From: Starlink [mailto:starlink-bounces@lists.bufferbloat.net] On Behalf Of David P. Reed
Sent: Friday, July 9, 2021 11:40 AM
To: starlink@lists.bufferbloat.net
Subject: [Starlink] Starlink and bufferbloat status?

 

Early measurements of performance of Starlink have shown significant bufferbloat, as Dave Taht has shown.

 

But...  Starlink is a moving target. The bufferbloat isn't a hardware issue, it should be completely manageable, starting by simple firmware changes inside the Starlink system itself. For example, implementing fq_codel so that bottleneck links just drop packets according to the Best Practices RFC,

 

So I'm hoping this has improved since Dave's measurements. How much has it improved? What's the current maximum packet latency under full load,  Ive heard anecdotally that a friend of a friend gets 84 msec. *ping times under full load*, but he wasn't using flent or some other measurement tool of good quality that gives a true number.

 

84 msec is not great - it's marginal for Zoom quality experience (you want latencies significantly less than 100 msec. as a rule of thumb for teleconferencing quality). But it is better than Dave's measurements showed.

 

Now Musk bragged that his network was "low latency" unlike other high speed services, which means low end-to-end latency.  That got him permission from the FCC to operate Starlink at all. His number was, I think, < 5 msec. 84 is a lot more than 5. (I didn't believe 5, because he probably meant just the time from the ground station to the terminal through the satellite.

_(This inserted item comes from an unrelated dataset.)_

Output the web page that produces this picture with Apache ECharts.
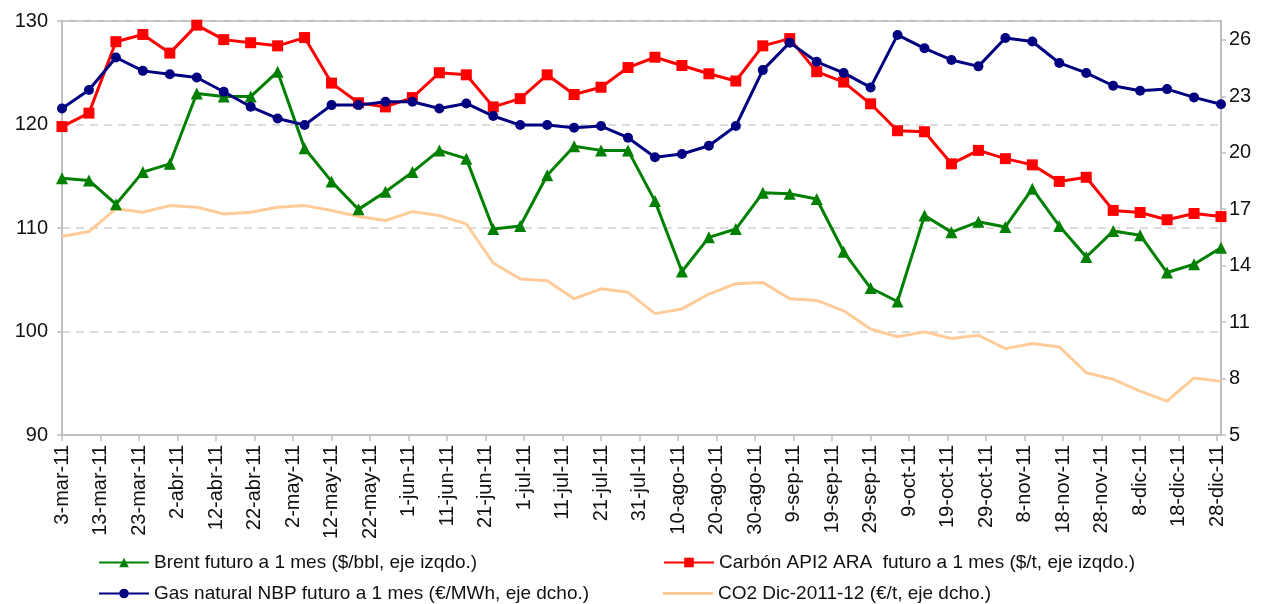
<!DOCTYPE html>
<html>
<head>
<meta charset="utf-8">
<script src="https://cdn.jsdelivr.net/npm/echarts@6/dist/echarts.min.js"></script>
<style>
  html, body { margin: 0; padding: 0; background: #fff; }
  #chart { width: 1263px; height: 604px; }
</style>
</head>
<body>
<div id="chart"></div>
<script>
// fechas semanales de los datos
var dates = [
  '2011-03-03', '2011-03-10', '2011-03-17', '2011-03-24', '2011-03-31',
  '2011-04-07', '2011-04-14', '2011-04-21', '2011-04-28',
  '2011-05-05', '2011-05-12', '2011-05-19', '2011-05-26',
  '2011-06-02', '2011-06-09', '2011-06-16', '2011-06-23', '2011-06-30',
  '2011-07-07', '2011-07-14', '2011-07-21', '2011-07-28',
  '2011-08-04', '2011-08-11', '2011-08-18', '2011-08-25',
  '2011-09-01', '2011-09-08', '2011-09-15', '2011-09-22', '2011-09-29',
  '2011-10-06', '2011-10-13', '2011-10-20', '2011-10-27',
  '2011-11-03', '2011-11-10', '2011-11-17', '2011-11-24',
  '2011-12-01', '2011-12-08', '2011-12-15', '2011-12-22', '2011-12-29'
];

// etiquetas del eje X, una cada 10 dias desde 3-mar-11
var xTickLabels = [
  '3-mar-11', '13-mar-11', '23-mar-11', '2-abr-11', '12-abr-11', '22-abr-11',
  '2-may-11', '12-may-11', '22-may-11', '1-jun-11', '11-jun-11', '21-jun-11',
  '1-jul-11', '11-jul-11', '21-jul-11', '31-jul-11', '10-ago-11', '20-ago-11',
  '30-ago-11', '9-sep-11', '19-sep-11', '29-sep-11', '9-oct-11', '19-oct-11',
  '29-oct-11', '8-nov-11', '18-nov-11', '28-nov-11', '8-dic-11', '18-dic-11',
  '28-dic-11'
];

// Brent ($/bbl, eje izqdo.)
var brent = [
  114.8, 114.6, 112.3, 115.4, 116.2, 123.0, 122.7, 122.7, 125.1, 117.7,
  114.5, 111.8, 113.5, 115.4, 117.5, 116.7, 109.9, 110.2, 115.1, 117.9,
  117.5, 117.5, 112.6, 105.8, 109.1, 109.9, 113.4, 113.3, 112.8, 107.7,
  104.2, 102.9, 111.2, 109.6, 110.6, 110.1, 113.8, 110.2, 107.2, 109.7,
  109.3, 105.7, 106.5, 108.1
];

// Carbon API2 ARA ($/t, eje izqdo.)
var carbon = [
  119.8, 121.1, 128.0, 128.7, 126.9, 129.6, 128.2, 127.9, 127.6, 128.4,
  124.0, 122.1, 121.7, 122.6, 125.0, 124.8, 121.7, 122.5, 124.8, 122.9,
  123.6, 125.5, 126.5, 125.7, 124.9, 124.2, 127.6, 128.3, 125.1, 124.1,
  122.0, 119.4, 119.3, 116.2, 117.5, 116.7, 116.1, 114.5, 114.9, 111.7,
  111.5, 110.8, 111.4, 111.1
];

// Gas natural NBP (€/MWh, eje dcho.)
var gas = [
  22.35, 23.33, 25.06, 24.35, 24.17, 24.00, 23.24, 22.44, 21.82, 21.47,
  22.53, 22.53, 22.71, 22.71, 22.35, 22.62, 21.95, 21.47, 21.47, 21.33,
  21.42, 20.80, 19.76, 19.93, 20.37, 21.42, 24.39, 25.85, 24.83, 24.24,
  23.47, 26.26, 25.55, 24.93, 24.59, 26.10, 25.91, 24.77, 24.24, 23.56,
  23.29, 23.38, 22.94, 22.58
];

// CO2 Dic-2011-12 (€/t, eje dcho.)
var co2 = [
  15.55, 15.81, 17.02, 16.84, 17.19, 17.10, 16.75, 16.84, 17.10, 17.19,
  16.93, 16.61, 16.40, 16.87, 16.66, 16.22, 14.14, 13.29, 13.20, 12.24,
  12.77, 12.58, 11.45, 11.70, 12.49, 13.04, 13.11, 12.24, 12.15, 11.60,
  10.63, 10.22, 10.48, 10.13, 10.30, 9.59, 9.86, 9.68, 8.31, 7.96,
  7.33, 6.80, 8.03, 7.85
];

var names = [
  'Brent futuro a 1 mes ($/bbl, eje izqdo.)',
  'Carbón API2 ARA  futuro a 1 mes ($/t, eje izqdo.)',
  'Gas natural NBP futuro a 1 mes (€/MWh, eje dcho.)',
  'CO2 Dic-2011-12 (€/t, eje dcho.)'
];

// dias desde 3-mar-11
var t0 = Date.UTC(2011, 2, 3);
function dayOf(s) {
  var p = s.split('-');
  return Math.round((Date.UTC(+p[0], +p[1] - 1, +p[2]) - t0) / 86400000);
}
function pairs(vals) {
  return vals.map(function (v, i) { return [dayOf(dates[i]), v]; });
}

var font = 'Liberation Sans, Arial, sans-serif';
var gray = '#bfbfbf';

// una leyenda por serie, en dos columnas
function legendItem(item, left, top, h) {
  return {
    data: [item], left: left, top: top, padding: 0,
    itemWidth: 50, itemHeight: h || 12, itemGap: 4,
    textStyle: { fontSize: 19, color: '#111', fontFamily: font }
  };
}

var chart = echarts.init(document.getElementById('chart'));
chart.setOption({
  animation: false,
  textStyle: { fontFamily: font },
  grid: {
    left: 62, right: 42, top: 21, bottom: 169,
    show: true, borderColor: gray, borderWidth: 2
  },
  legend: [
    legendItem(names[0], 98, 553),
    legendItem(names[2], 98, 584),
    legendItem(names[1], 663, 553),
    legendItem({ name: names[3], icon: 'rect' }, 663, 584, 3)
  ],
  xAxis: {
    type: 'value', min: 0, max: 301, interval: 10,
    splitLine: { show: false },
    axisLine: { lineStyle: { color: gray, width: 2 } },
    axisTick: { length: 6, lineStyle: { color: gray, width: 1.5 } },
    axisLabel: {
      rotate: 90, fontSize: 20, color: '#111', margin: 10,
      showMaxLabel: false,
      formatter: function (v) {
        var i = Math.round(v / 10);
        return (v % 10 === 0 && xTickLabels[i]) ? xTickLabels[i] : '';
      }
    }
  },
  yAxis: [
    {
      type: 'value', min: 90, max: 130, interval: 10,
      axisLine: { show: true, lineStyle: { color: gray, width: 2 } },
      axisTick: { show: true, length: 5, lineStyle: { color: gray, width: 1.5 } },
      axisLabel: { fontSize: 20, color: '#111', margin: 14 },
      splitLine: { show: true, lineStyle: { color: '#d0d0d0', type: [8, 6], width: 1.5 } }
    },
    {
      type: 'value', min: 5, max: 27, interval: 3,
      axisLine: { show: true, lineStyle: { color: gray, width: 2 } },
      axisTick: { show: true, length: 5, lineStyle: { color: gray, width: 1.5 } },
      axisLabel: { fontSize: 20, color: '#111', margin: 8, showMaxLabel: false },
      splitLine: { show: false }
    }
  ],
  series: [
    {
      name: names[0], type: 'line', yAxisIndex: 0, data: pairs(brent),
      symbol: 'triangle', symbolSize: 12, z: 4,
      itemStyle: { color: '#008000' }, lineStyle: { color: '#008000', width: 3 }
    },
    {
      name: names[1], type: 'line', yAxisIndex: 0, data: pairs(carbon),
      symbol: 'rect', symbolSize: 11, z: 3,
      itemStyle: { color: '#ff0000' }, lineStyle: { color: '#ff0000', width: 3 }
    },
    {
      name: names[2], type: 'line', yAxisIndex: 1, data: pairs(gas),
      symbol: 'circle', symbolSize: 10, z: 5,
      itemStyle: { color: '#000080' }, lineStyle: { color: '#000080', width: 3 }
    },
    {
      name: names[3], type: 'line', yAxisIndex: 1, data: pairs(co2),
      showSymbol: false, symbol: 'none', z: 2,
      itemStyle: { color: '#ffcc99' }, lineStyle: { color: '#ffcc99', width: 3 }
    }
  ]
});
</script>
</body>
</html>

[RR] So you are saying Musk might have used “artistic license” to get a license out of the FCC??/ Shocking!  Never heard that before!  I thought everyone simply told the FCC the truth and got licenses based on technical merit, not marketing BS! Well, as the old saying goes: “If you can’t dazzle them with your brilliance, baffle them with your bullshit!”

 

:^))))

 

But I regularly get 17 msec. between California and Massachusetts over the public Internet)

 

So 84 might be the current status. That would mean that someone at Srarlink might be paying some attention, but it is a long way from what Musk implied.

 

 

PS: I forget the number of the RFC, but the number of packets queued on an egress link should be chosen by taking the hardware bottleneck throughput of any path, combined with an end-to-end Internet underlying delay of about 10 msec. to account for hops between source and destination. Lets say Starlink allocates 50 Mb/sec to each customer, packets are limited to 10,000 bits (1500 * 8), so the outbound queues should be limited to about 0.01 * 50,000,000 / 10,000, which comes out to about 250 packets from each terminal of buffering, total, in the path from terminal to public Internet, assuming the connection to the public Internet is not a problem.